Reddit user /u/p3t3or posted their discovery of the new ads to the /r/cordcutters subreddit this weekend. “Welp, this is the last time I purchase or recommend a Roku,” they said. “After a Sleep Number commercial, I just got a Roku ad sidebar while watching live TV. Really loved the Roku experience up until now, but this is a deal breaker.” The user attached a photo of their Sharp flatscreen (presumably with a detachable Roku device plugged in) playing live football, with an interactive pop-up ad displayed on the left side of the screen.

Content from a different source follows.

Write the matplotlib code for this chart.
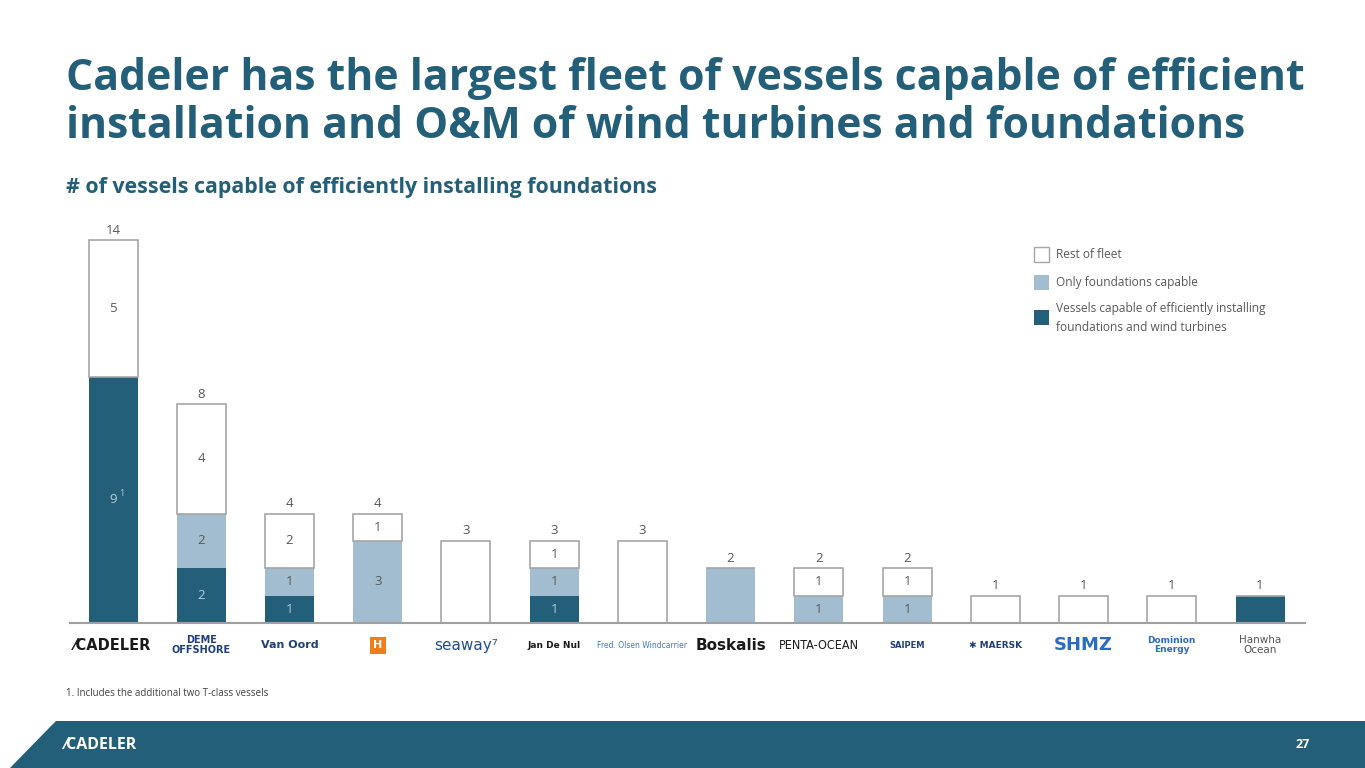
import matplotlib
matplotlib.use("Agg")
import matplotlib.pyplot as plt
from matplotlib.patches import Rectangle, Polygon
import numpy as np

# ---- data ----
companies = ["CADELER", "DEME", "Van Oord", "Heerema", "seaway7", "Jan De Nul",
             "Fred. Olsen Windcarrier", "Boskalis", "PENTA-OCEAN", "SAIPEM",
             "MAERSK", "SHMZ", "Dominion Energy", "Hanwha Ocean"]
logo_texts = ["⁄CADELER", "DEME\nOFFSHORE", "Van Oord", "H", "seaway⁷", "Jan De Nul",
              "Fred. Olsen Windcarrier", "Boskalis", "PENTA-OCEAN", "SAIPEM",
              "✱ MAERSK", "SHMZ", "Dominion\nEnergy", "Hanwha\nOcean"]
both_capable = [9, 2, 1, 0, 0, 1, 0, 0, 0, 0, 0, 0, 0, 1]
only_foundations = [0, 2, 1, 3, 0, 1, 0, 2, 1, 1, 0, 0, 0, 0]
rest_of_fleet = [5, 4, 2, 1, 3, 1, 3, 0, 1, 1, 1, 1, 1, 0]
series_names = ["Vessels capable of efficiently installing\nfoundations and wind turbines",
                "Only foundations capable", "Rest of fleet"]

DARK = "#235F78"
LIGHT = "#A2BDCF"
EDGE = "#A6A6A6"
TXT = "#595959"

W, H = 1365, 768
fig = plt.figure(figsize=(W / 100, H / 100), dpi=100)
fig.patch.set_facecolor("white")

def fx(px):
    return px / W

def fy(py):
    return 1 - py / H

# axes placement
ax_left, ax_right, ax_bottom, ax_top = 70, 1305, 623, 200
ax = fig.add_axes([fx(ax_left), fy(ax_bottom), fx(ax_right - ax_left), (ax_bottom - ax_top) / H])
unit_px = (623 - 240) / 14.0
ax.set_ylim(0, (ax_bottom - ax_top) / unit_px)
spacing = (1260 - 113) / 13.0
ax.set_xlim(-(113 - ax_left) / spacing, 13 + (ax_right - 1260) / spacing)

x = np.arange(len(companies))
bw = 49 / spacing
b = np.array(both_capable)
l = np.array(only_foundations)
r = np.array(rest_of_fleet)

ax.bar(x, b, bw, color=DARK, linewidth=0)
ax.bar(x, l, bw, bottom=b, color=LIGHT, linewidth=0)
ax.bar(x, r, bw, bottom=b + l, color="white", edgecolor=EDGE, linewidth=1.2)

tot = b + l + r
fs = 9.5
for i in range(len(x)):
    ax.text(x[i], tot[i] + 10 / unit_px, str(tot[i]), ha="center", va="center", fontsize=fs,
            color=TXT, family="Open Sans")
    nseg = int(b[i] > 0) + int(l[i] > 0) + int(r[i] > 0)
    if nseg > 1:
        if b[i] > 0:
            ax.text(x[i], b[i] / 2, str(b[i]), ha="center", va="center", fontsize=fs,
                    color="#B9CDD8", family="Open Sans")
            if i == 0:
                ax.text(x[i] + 0.07, b[i] / 2 + 0.25, "1", ha="left", va="center",
                        fontsize=6.5, color="#B9CDD8", family="Open Sans")
        if l[i] > 0:
            ax.text(x[i], b[i] + l[i] / 2, str(l[i]), ha="center", va="center",
                    fontsize=fs, color=TXT, family="Open Sans")
        if r[i] > 0:
            ax.text(x[i], b[i] + l[i] + r[i] / 2, str(r[i]), ha="center", va="center",
                    fontsize=fs, color=TXT, family="Open Sans")

for s in ["top", "right", "left"]:
    ax.spines[s].set_visible(False)
ax.spines["bottom"].set_color("#A0A0A0")
ax.spines["bottom"].set_linewidth(1.5)
ax.set_yticks([])
ax.set_xticks(x)
ax.set_xticklabels(logo_texts)
ax.tick_params(axis="x", length=0, pad=16)

logo_styles = [
    dict(color="#1A1A1A", fontweight="bold", fontsize=10.5),
    dict(color="#1F3F7A", fontweight="bold", fontsize=7),
    dict(color="#1F3F7A", fontweight="bold", fontsize=8),
    dict(color="white", fontweight="bold", fontsize=8,
         bbox=dict(boxstyle="square,pad=0.3", fc="#F07D1A", ec="none")),
    dict(color="#1F4E8C", fontweight="normal", fontsize=11),
    dict(color="#1A1A1A", fontweight="bold", fontsize=6.5),
    dict(color="#3B7DC4", fontweight="normal", fontsize=5.5),
    dict(color="#1A1A1A", fontweight="bold", fontsize=11),
    dict(color="#1A1A1A", fontweight="normal", fontsize=9, fontstretch="condensed"),
    dict(color="#1F3F7A", fontweight="bold", fontsize=6),
    dict(color="#1F3F7A", fontweight="bold", fontsize=6.5),
    dict(color="#2C6BC2", fontweight="bold", fontsize=13),
    dict(color="#2C6BC2", fontweight="bold", fontsize=6.5),
    dict(color="#555555", fontweight="normal", fontsize=7.5),
]
for tl, st in zip(ax.get_xticklabels(), logo_styles):
    tl.set_family(["DejaVu Sans"])
    tl.set_color(st["color"])
    tl.set_fontweight(st["fontweight"])
    tl.set_fontsize(st["fontsize"])
    if "fontstretch" in st:
        tl.set_fontstretch(st["fontstretch"])
    if "bbox" in st:
        tl.set_bbox(st["bbox"])
    tl.set_va("center")
    tl.set_linespacing(1.0)

# ---- titles ----
TITLE = "#235F78"
fig.text(fx(66), fy(78), "Cadeler has the largest fleet of vessels capable of efficient",
         fontsize=30.8, fontweight="bold", color=TITLE, family="Open Sans", va="center")
fig.text(fx(66), fy(127), "installation and O&M of wind turbines and foundations",
         fontsize=30.8, fontweight="bold", color=TITLE, family="Open Sans", va="center")
fig.text(fx(66), fy(188), "# of vessels capable of efficiently installing foundations",
         fontsize=15.4, fontweight="bold", color=TITLE, family="Open Sans", va="center")

# ---- legend ----
leg_items = [(255, "white", series_names[2]), (283, LIGHT, series_names[1]),
             (318, DARK, series_names[0])]
for yc, col, name in leg_items:
    fig.patches.append(Rectangle((fx(1034), fy(yc + 7)), fx(15), 15 / H, transform=fig.transFigure,
                                 facecolor=col, edgecolor=EDGE if col == "white" else "none",
                                 linewidth=1))
    fig.text(fx(1056), fy(yc), name, fontsize=8.6, color=TXT, family="Open Sans",
             va="center", ha="left", linespacing=1.55)

# ---- footnote ----
fig.text(fx(66), fy(693), "1. Includes the additional two T-class vessels", fontsize=7,
         color="#404040", family="Open Sans", va="center")

# ---- bottom band ----
band = Polygon([(fx(10), 0), (fx(50), fy(727)), (fx(56), fy(721)), (1, fy(721)), (1, 0)],
               closed=True, transform=fig.transFigure, facecolor=DARK, edgecolor="none")
fig.patches.append(band)
fig.text(fx(64), fy(745), "⁄CADELER", fontsize=11.5, fontweight="bold", color="white",
         family=["Open Sans", "DejaVu Sans"], va="center")
fig.text(fx(1310), fy(745), "27", fontsize=9, fontweight="bold", color="white",
         family="Open Sans", va="center", ha="right")

fig.savefig("out.png", dpi=100)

Perhaps just as interesting as the ad itself is its timing. According to /u/p3t3or, the Sleep Number pop-up appeared on their screen immediately following a commercial Sleep Number. Other Reddit users have wondered whether Roku has an agreement with live TV providers to encourage interaction with an advertiser after their commercial has played, to reduce the likelihood that a customer will forget about or lose interest in a product shortly after seeing it on screen. Of course, without Roku’s commentary (which it hasn’t provided so far) it’s easy to speculate on what might be going on behind the scenes. It’s also unclear at this point whether this affects all of Roku’s devices or just some.

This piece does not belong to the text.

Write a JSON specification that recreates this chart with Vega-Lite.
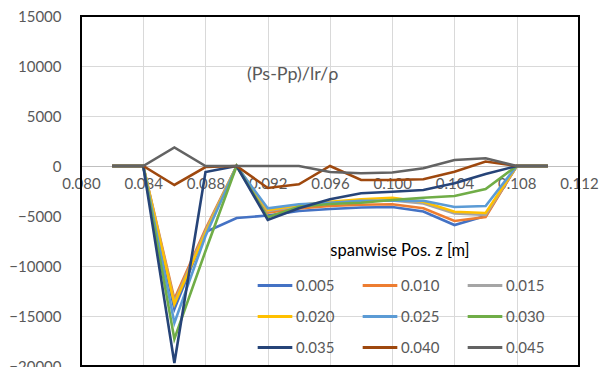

Ads aren’t at all new to the streaming experience. Virtually all streaming devices, from Roku and Amazon’s Fire Stick to Apple TV and Google’s Chromecast, have long built ads into their software, where they’re visible as you scroll for something interesting to watch. Android and Samsung TVs do the same. To be subjected to ads at the exact same time you’re trying to enjoy a service you already pay for, however, is something else entirely.

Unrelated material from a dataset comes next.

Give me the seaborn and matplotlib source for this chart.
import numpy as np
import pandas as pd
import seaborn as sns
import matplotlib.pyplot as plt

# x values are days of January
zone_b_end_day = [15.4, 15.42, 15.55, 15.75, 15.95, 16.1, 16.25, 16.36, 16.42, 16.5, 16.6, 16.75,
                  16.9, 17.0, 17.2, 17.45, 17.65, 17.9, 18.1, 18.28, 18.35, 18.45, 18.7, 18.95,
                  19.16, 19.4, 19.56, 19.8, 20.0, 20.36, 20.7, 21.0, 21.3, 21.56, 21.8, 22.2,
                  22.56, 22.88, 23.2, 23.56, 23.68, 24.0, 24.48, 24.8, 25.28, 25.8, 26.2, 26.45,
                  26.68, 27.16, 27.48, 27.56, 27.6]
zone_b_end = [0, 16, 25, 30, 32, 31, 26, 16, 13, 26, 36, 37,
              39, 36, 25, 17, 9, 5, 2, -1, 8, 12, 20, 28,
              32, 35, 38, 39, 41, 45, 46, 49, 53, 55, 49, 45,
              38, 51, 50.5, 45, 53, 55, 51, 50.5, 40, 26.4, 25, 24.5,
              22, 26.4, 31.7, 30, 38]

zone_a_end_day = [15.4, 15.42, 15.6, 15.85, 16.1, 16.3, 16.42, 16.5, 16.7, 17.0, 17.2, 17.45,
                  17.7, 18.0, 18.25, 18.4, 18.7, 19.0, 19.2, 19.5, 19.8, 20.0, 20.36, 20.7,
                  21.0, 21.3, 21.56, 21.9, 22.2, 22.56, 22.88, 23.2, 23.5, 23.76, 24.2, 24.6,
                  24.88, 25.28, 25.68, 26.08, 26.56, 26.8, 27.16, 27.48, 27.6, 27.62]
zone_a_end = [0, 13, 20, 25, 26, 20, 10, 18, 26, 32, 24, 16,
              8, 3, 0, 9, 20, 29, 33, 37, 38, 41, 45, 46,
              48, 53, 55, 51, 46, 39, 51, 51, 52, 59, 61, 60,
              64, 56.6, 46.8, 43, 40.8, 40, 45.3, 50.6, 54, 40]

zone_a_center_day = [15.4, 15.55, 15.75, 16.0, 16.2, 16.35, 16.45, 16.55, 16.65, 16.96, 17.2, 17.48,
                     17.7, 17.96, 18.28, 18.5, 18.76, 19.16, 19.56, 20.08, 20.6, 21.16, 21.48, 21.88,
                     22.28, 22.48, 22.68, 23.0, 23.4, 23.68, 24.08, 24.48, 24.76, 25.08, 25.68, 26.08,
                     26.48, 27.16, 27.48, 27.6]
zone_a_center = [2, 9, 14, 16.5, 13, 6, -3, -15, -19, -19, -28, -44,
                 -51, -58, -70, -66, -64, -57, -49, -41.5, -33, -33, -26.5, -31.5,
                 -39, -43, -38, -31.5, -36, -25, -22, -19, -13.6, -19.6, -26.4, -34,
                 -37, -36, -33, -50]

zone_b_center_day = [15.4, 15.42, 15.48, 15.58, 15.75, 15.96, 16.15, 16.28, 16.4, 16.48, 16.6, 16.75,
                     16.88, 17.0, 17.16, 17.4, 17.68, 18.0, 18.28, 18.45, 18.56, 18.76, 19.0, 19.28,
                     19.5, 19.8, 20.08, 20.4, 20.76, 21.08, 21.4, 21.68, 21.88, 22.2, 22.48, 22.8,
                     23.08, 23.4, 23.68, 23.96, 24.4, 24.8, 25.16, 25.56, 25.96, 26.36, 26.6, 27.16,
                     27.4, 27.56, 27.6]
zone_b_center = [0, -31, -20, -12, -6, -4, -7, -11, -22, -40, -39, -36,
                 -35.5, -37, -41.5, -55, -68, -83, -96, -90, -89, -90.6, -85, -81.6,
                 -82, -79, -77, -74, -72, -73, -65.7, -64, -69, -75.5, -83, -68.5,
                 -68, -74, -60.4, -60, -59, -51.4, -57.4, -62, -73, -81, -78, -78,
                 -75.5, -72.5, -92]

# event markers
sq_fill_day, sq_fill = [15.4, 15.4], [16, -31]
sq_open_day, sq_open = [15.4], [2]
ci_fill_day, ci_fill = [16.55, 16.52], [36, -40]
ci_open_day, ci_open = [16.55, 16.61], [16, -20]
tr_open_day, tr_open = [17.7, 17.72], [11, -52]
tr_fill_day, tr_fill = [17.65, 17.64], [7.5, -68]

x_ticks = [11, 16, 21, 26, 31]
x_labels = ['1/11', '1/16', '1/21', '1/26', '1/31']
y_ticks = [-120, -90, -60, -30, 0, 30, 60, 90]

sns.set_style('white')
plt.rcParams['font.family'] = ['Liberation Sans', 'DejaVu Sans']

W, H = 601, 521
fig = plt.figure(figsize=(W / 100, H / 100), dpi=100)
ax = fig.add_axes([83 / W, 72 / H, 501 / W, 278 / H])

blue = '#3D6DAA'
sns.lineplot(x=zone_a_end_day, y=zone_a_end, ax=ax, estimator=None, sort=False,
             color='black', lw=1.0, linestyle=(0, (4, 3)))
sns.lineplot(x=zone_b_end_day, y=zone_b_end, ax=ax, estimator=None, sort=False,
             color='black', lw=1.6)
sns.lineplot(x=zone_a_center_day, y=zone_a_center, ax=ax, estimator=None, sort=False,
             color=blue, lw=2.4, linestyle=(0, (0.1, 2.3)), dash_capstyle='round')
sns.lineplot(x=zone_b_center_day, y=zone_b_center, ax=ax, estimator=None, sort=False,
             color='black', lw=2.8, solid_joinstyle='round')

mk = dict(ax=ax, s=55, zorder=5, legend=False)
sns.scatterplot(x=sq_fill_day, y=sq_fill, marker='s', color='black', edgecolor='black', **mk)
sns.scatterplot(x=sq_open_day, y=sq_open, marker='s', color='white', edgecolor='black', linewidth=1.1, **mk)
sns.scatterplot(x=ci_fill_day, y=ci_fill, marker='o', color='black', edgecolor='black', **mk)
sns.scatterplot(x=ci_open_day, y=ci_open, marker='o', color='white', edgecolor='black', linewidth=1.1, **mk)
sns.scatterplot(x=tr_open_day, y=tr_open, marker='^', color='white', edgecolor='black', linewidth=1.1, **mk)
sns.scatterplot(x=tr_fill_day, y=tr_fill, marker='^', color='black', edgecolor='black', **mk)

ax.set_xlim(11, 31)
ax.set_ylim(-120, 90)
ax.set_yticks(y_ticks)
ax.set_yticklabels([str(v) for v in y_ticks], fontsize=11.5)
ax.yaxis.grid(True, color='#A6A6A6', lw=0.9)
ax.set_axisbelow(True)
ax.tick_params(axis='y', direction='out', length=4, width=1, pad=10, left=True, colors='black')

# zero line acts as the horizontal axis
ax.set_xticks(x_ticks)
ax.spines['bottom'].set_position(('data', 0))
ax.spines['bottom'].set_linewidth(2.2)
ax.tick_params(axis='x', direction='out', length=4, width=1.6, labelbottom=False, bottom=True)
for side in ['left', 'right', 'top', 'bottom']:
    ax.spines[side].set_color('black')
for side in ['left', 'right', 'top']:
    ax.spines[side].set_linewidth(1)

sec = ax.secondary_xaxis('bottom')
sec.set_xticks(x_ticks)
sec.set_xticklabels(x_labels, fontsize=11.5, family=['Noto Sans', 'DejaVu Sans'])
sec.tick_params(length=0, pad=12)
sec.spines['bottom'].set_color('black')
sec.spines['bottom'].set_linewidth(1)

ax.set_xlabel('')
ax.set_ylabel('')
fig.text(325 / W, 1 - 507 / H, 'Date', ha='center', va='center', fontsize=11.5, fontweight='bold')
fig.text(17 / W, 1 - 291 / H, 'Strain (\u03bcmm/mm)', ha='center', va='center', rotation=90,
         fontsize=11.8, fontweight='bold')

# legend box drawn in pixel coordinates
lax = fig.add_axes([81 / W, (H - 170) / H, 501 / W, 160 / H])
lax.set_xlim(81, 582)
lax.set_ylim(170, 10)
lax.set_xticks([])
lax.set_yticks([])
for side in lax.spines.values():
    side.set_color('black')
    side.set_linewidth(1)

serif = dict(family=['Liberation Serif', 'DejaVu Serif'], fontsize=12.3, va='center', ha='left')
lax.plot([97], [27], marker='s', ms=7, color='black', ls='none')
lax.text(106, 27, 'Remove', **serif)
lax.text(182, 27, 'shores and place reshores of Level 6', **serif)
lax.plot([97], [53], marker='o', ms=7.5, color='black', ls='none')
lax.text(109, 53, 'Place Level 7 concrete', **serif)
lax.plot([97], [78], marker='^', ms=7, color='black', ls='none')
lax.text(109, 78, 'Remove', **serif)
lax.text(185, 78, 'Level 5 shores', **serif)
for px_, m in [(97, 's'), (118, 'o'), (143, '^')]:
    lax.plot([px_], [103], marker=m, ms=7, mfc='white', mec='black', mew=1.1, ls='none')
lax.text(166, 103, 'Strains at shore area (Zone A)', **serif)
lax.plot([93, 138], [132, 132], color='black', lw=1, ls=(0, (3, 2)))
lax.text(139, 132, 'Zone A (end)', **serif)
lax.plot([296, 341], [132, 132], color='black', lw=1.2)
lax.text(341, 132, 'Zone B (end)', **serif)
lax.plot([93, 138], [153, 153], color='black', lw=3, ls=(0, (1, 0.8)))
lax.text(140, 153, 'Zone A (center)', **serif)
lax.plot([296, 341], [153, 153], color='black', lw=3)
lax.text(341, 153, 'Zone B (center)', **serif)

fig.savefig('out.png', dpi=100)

According to a handful of Roku users, this “feature” can be disabled in the device’s privacy settings. But the option to disable banner ads may not necessarily stick around; if it’s in the company’s best financial interest to keep placing the ads, they might remove the toggle entirely. After all, advertising companies (and that’s often what smart TV manufacturers are) make their money by boasting high levels of viewership to their clients, who pay for as many eyes as possible to see their product on the screen. Some users have pointed out that the option to disable certain types of ads has been around for a while, though, so Roku may have the user experience in mind a bit more than they currently deserve credit for.